Exercise objective:
Retype the lines beneath this one, from the first through the line containing "when using the". Pictures are left out.

(begin)

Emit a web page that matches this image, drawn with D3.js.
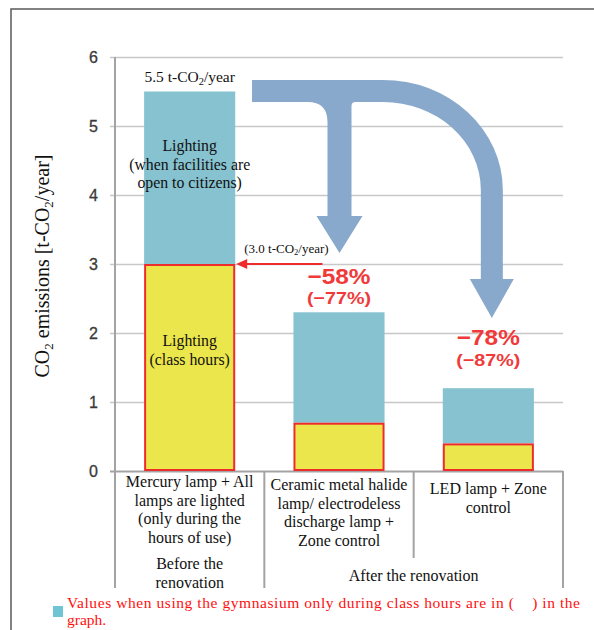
<!DOCTYPE html>
<html>
<head>
<meta charset="utf-8">
<script src="https://cdn.jsdelivr.net/npm/d3@7"></script>
<style>
  html, body { margin: 0; padding: 0; background: #fff; }
  svg { display: block; }
  text { white-space: pre; }
</style>
</head>
<body>
<svg id="chart" width="594" height="630"></svg>
<script>
// ---- data ----
const categories = ["mercury", "ceramic", "led"];
const categoryLines = [
  ["Mercury lamp + All", "lamps are lighted", "(only during the", "hours of use)"],
  ["Ceramic metal halide", "lamp/ electrodeless", "discharge lamp +", "Zone control"],
  ["LED lamp + Zone", "control"]
];
const classHours = [3.0, 0.7, 0.4];      // lighting during class hours
const citizenHours = [2.5, 1.6, 0.8];    // extra lighting when open to citizens
const yTicks = [0, 1, 2, 3, 4, 5, 6];
const groupLabels = [["Before the", "renovation"], ["After the renovation"]];
const noteLines = ["Values when using the gymnasium only during class hours are in (    ) in the", "graph."];

const totals = classHours.map((v, i) => v + citizenHours[i]);
const pct = (v, base) => "\u2212" + Math.round((base - v) / base * 100) + "%";

// ---- layout ----
const svg = d3.select("#chart");
const pLeft = 115, pRight = 563, pTop = 57, pBottom = 471;

const colTeal = "#86C2CF", colYellow = "#EBE64B", colRed = "#EE2C2C",
      colPct = "#F03A3A", colArrow = "#88A9CB", colGrid = "#C8C8C8", colAxis = "#A3A3A3";

const x = d3.scaleBand().domain(categories).range([pLeft, pRight])
  .paddingInner(0.39).paddingOuter(0.195);
const y = d3.scaleLinear().domain([0, 6]).range([pBottom, pTop]);
const bw = x.bandwidth();
const step = x.step();

// outer frame
svg.append("rect").attr("x", 11).attr("y", 9).attr("width", 640).attr("height", 660)
  .attr("fill", "none").attr("stroke", "#5a5a5a").attr("stroke-width", 1.5);

// y axis with gridlines
const yAxis = d3.axisLeft(y).tickValues(yTicks).tickSize(-(pRight - 110)).tickPadding(12).tickFormat(d3.format("d"));
const gy = svg.append("g").attr("transform", "translate(110,0)").call(yAxis);
gy.select(".domain").remove();
gy.selectAll(".tick line").attr("stroke", d => d === 0 ? colAxis : colGrid).attr("stroke-width", d => d === 0 ? 2 : 1.5);
gy.selectAll(".tick text").attr("font-family", "'Liberation Sans', Arial, sans-serif")
  .attr("font-size", 16).attr("fill", "#3a3a3a").attr("stroke", "#3a3a3a").attr("stroke-width", 0.3);

// vertical axis line
svg.append("line").attr("x1", pLeft).attr("x2", pLeft).attr("y1", y(6)).attr("y2", pBottom + 117)
  .attr("stroke", colAxis).attr("stroke-width", 2);

// category table lines below the axis
const seps = [x(categories[1]) - (step - bw) / 2, x(categories[2]) - (step - bw) / 2, pRight];
const sepEnds = [pBottom + 117, pBottom + 87, pBottom + 117];
seps.forEach((sx, i) => {
  svg.append("line").attr("x1", sx).attr("x2", sx).attr("y1", pBottom).attr("y2", sepEnds[i])
    .attr("stroke", colAxis).attr("stroke-width", 2);
});

// y axis title
const yt = svg.append("text")
  .attr("transform", "translate(49,266) rotate(-90)")
  .attr("text-anchor", "middle")
  .attr("font-family", "'Liberation Serif', 'Times New Roman', serif")
  .attr("font-size", 20).attr("fill", "#111");
yt.append("tspan").text("CO");
yt.append("tspan").attr("font-size", 13).attr("dy", 4).text("2");
yt.append("tspan").attr("dy", -4).text(" emissions [t-CO");
yt.append("tspan").attr("font-size", 13).attr("dy", 4).text("2");
yt.append("tspan").attr("dy", -4).text("/year]");

// stacked bars
const bars = svg.append("g");
categories.forEach((c, i) => {
  bars.append("rect").attr("x", x(c)).attr("width", bw)
    .attr("y", y(totals[i])).attr("height", y(classHours[i]) - y(totals[i]))
    .attr("fill", colTeal);
  bars.append("rect").attr("x", x(c) + 1).attr("width", bw - 2)
    .attr("y", y(classHours[i]) + 1).attr("height", y(0) - y(classHours[i]) - 2)
    .attr("fill", colYellow).attr("stroke", colRed).attr("stroke-width", 2);
});

const serif = "'Liberation Serif', 'Times New Roman', serif";
const cx = i => x(categories[i]) + bw / 2;

// centred multi-line text
function lines(g, xc, y0, lh, arr, size, fill) {
  arr.forEach((t, k) => {
    g.append("text").attr("x", xc).attr("y", y0 + k * lh).attr("text-anchor", "middle")
      .attr("font-family", serif).attr("font-size", size).attr("fill", fill || "#111").text(t);
  });
}
const ann = svg.append("g");
lines(ann, cx(0), 151, 18.5, ["Lighting", "(when facilities are", "open to citizens)"], 15.8);
lines(ann, cx(0), 346, 19, ["Lighting", "(class hours)"], 15.8);

// total label above first bar
const tl = ann.append("text").attr("x", cx(0)).attr("y", y(totals[0]) - 10)
  .attr("text-anchor", "middle").attr("font-family", serif).attr("font-size", 15.5).attr("fill", "#111");
tl.append("tspan").text(totals[0].toFixed(1) + " t-CO");
tl.append("tspan").attr("font-size", 10.5).attr("dy", 3).text("2");
tl.append("tspan").attr("dy", -3).text("/year");

// class-hours reference arrow
const ay = y(classHours[0]);
const ax0 = x(categories[0]) + bw + 1, ax1 = x(categories[1]) + 29;
ann.append("line").attr("x1", ax1).attr("x2", ax0 + 9).attr("y1", ay).attr("y2", ay)
  .attr("stroke", colRed).attr("stroke-width", 2);
ann.append("path").attr("d", `M${ax0},${ay}L${ax0 + 11},${ay - 5}L${ax0 + 11},${ay + 5}Z`).attr("fill", colRed);
const cl = ann.append("text").attr("x", ax0 + 8).attr("y", ay - 11)
  .attr("font-family", serif).attr("font-size", 13).attr("fill", "#111");
cl.append("tspan").text("(" + classHours[0].toFixed(1) + " t-CO");
cl.append("tspan").attr("font-size", 8.5).attr("dy", 2).text("2");
cl.append("tspan").attr("dy", -2).text("/year)");

// big reduction arrows
const T = 80, B = 102, L0 = 252;
const s1 = cx(1) + 0.5, s2 = cx(2) + 3.5;          // shaft centres
const w1 = 12, w2 = 11;
const ecx = 383, ecy = 190;
const path = [
  `M${L0},${T}`, `L${ecx},${T}`,
  `A${s2 + w2 - ecx},${ecy - T} 0 0 1 ${s2 + w2},${ecy}`,
  `L${s2 + w2},279`, `L${s2 + 22},279`, `L${s2},318`, `L${s2 - 22},279`, `L${s2 - w2},279`,
  `L${s2 - w2},${ecy}`,
  `A${s2 - w2 - ecx},${ecy - B} 0 0 0 ${ecx},${B}`,
  `L${s1 + w1 + 4},${B}`, `Q${s1 + w1},${B} ${s1 + w1},${B + 4}`,
  `L${s1 + w1},216`, `L${s1 + 23},216`, `L${s1},253`, `L${s1 - 23},216`, `L${s1 - w1},216`,
  `L${s1 - w1},${B + 20}`, `Q${s1 - w1},${B} ${s1 - w1 - 20},${B}`,
  `L${L0},${B}`, "Z"
].join("");
svg.append("path").attr("d", path).attr("fill", colArrow);

// reduction percentages
const sans = "'Liberation Sans', Arial, sans-serif";
const pctPos = [null, [284, 304], [345, 366]];
[1, 2].forEach(i => {
  ann.append("text").attr("x", cx(i)).attr("y", pctPos[i][0]).attr("text-anchor", "middle")
    .attr("font-family", sans).attr("font-weight", "bold").attr("font-size", 22)
    .attr("fill", colPct).attr("textLength", 63).attr("lengthAdjust", "spacingAndGlyphs")
    .text(pct(totals[i], totals[0]));
  ann.append("text").attr("x", cx(i)).attr("y", pctPos[i][1]).attr("text-anchor", "middle")
    .attr("font-family", sans).attr("font-weight", "bold").attr("font-size", 17)
    .attr("fill", colPct).attr("textLength", 64).attr("lengthAdjust", "spacingAndGlyphs")
    .text("(" + pct(classHours[i], classHours[0]) + ")");
});

// category labels
const firstBase = [487, 490, 494];
categoryLines.forEach((arr, i) => lines(ann, cx(i), firstBase[i], 18.7, arr, 16));
lines(ann, cx(0), 569, 19, groupLabels[0], 16);
lines(ann, (seps[0] + pRight) / 2, 581, 19, groupLabels[1], 16);

// note with legend swatch
svg.append("rect").attr("x", 53).attr("y", 606).attr("width", 10).attr("height", 11).attr("fill", "#6FC5D3");
svg.append("text").attr("x", 67).attr("y", 608).attr("font-family", serif).attr("font-size", 15.5)
  .attr("fill", "#FF1010").attr("textLength", 513).attr("lengthAdjust", "spacing").text(noteLines[0]);
svg.append("text").attr("x", 67).attr("y", 625).attr("font-family", serif).attr("font-size", 15.5)
  .attr("fill", "#FF1010").text(noteLines[1]);
</script>
</body>
</html>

(end)

Correct response:
Emit a web page that matches this image, drawn with D3.js.
<!DOCTYPE html>
<html>
<head>
<meta charset="utf-8">
<script src="https://cdn.jsdelivr.net/npm/d3@7"></script>
<style>
  html, body { margin: 0; padding: 0; background: #fff; }
  svg { display: block; }
  text { white-space: pre; }
</style>
</head>
<body>
<svg id="chart" width="594" height="630"></svg>
<script>
// ---- data ----
const categories = ["mercury", "ceramic", "led"];
const categoryLines = [
  ["Mercury lamp + All", "lamps are lighted", "(only during the", "hours of use)"],
  ["Ceramic metal halide", "lamp/ electrodeless", "discharge lamp +", "Zone control"],
  ["LED lamp + Zone", "control"]
];
const classHours = [3.0, 0.7, 0.4];      // lighting during class hours
const citizenHours = [2.5, 1.6, 0.8];    // extra lighting when open to citizens
const yTicks = [0, 1, 2, 3, 4, 5, 6];
const groupLabels = [["Before the", "renovation"], ["After the renovation"]];
const noteLines = ["Values when using the gymnasium only during class hours are in (    ) in the", "graph."];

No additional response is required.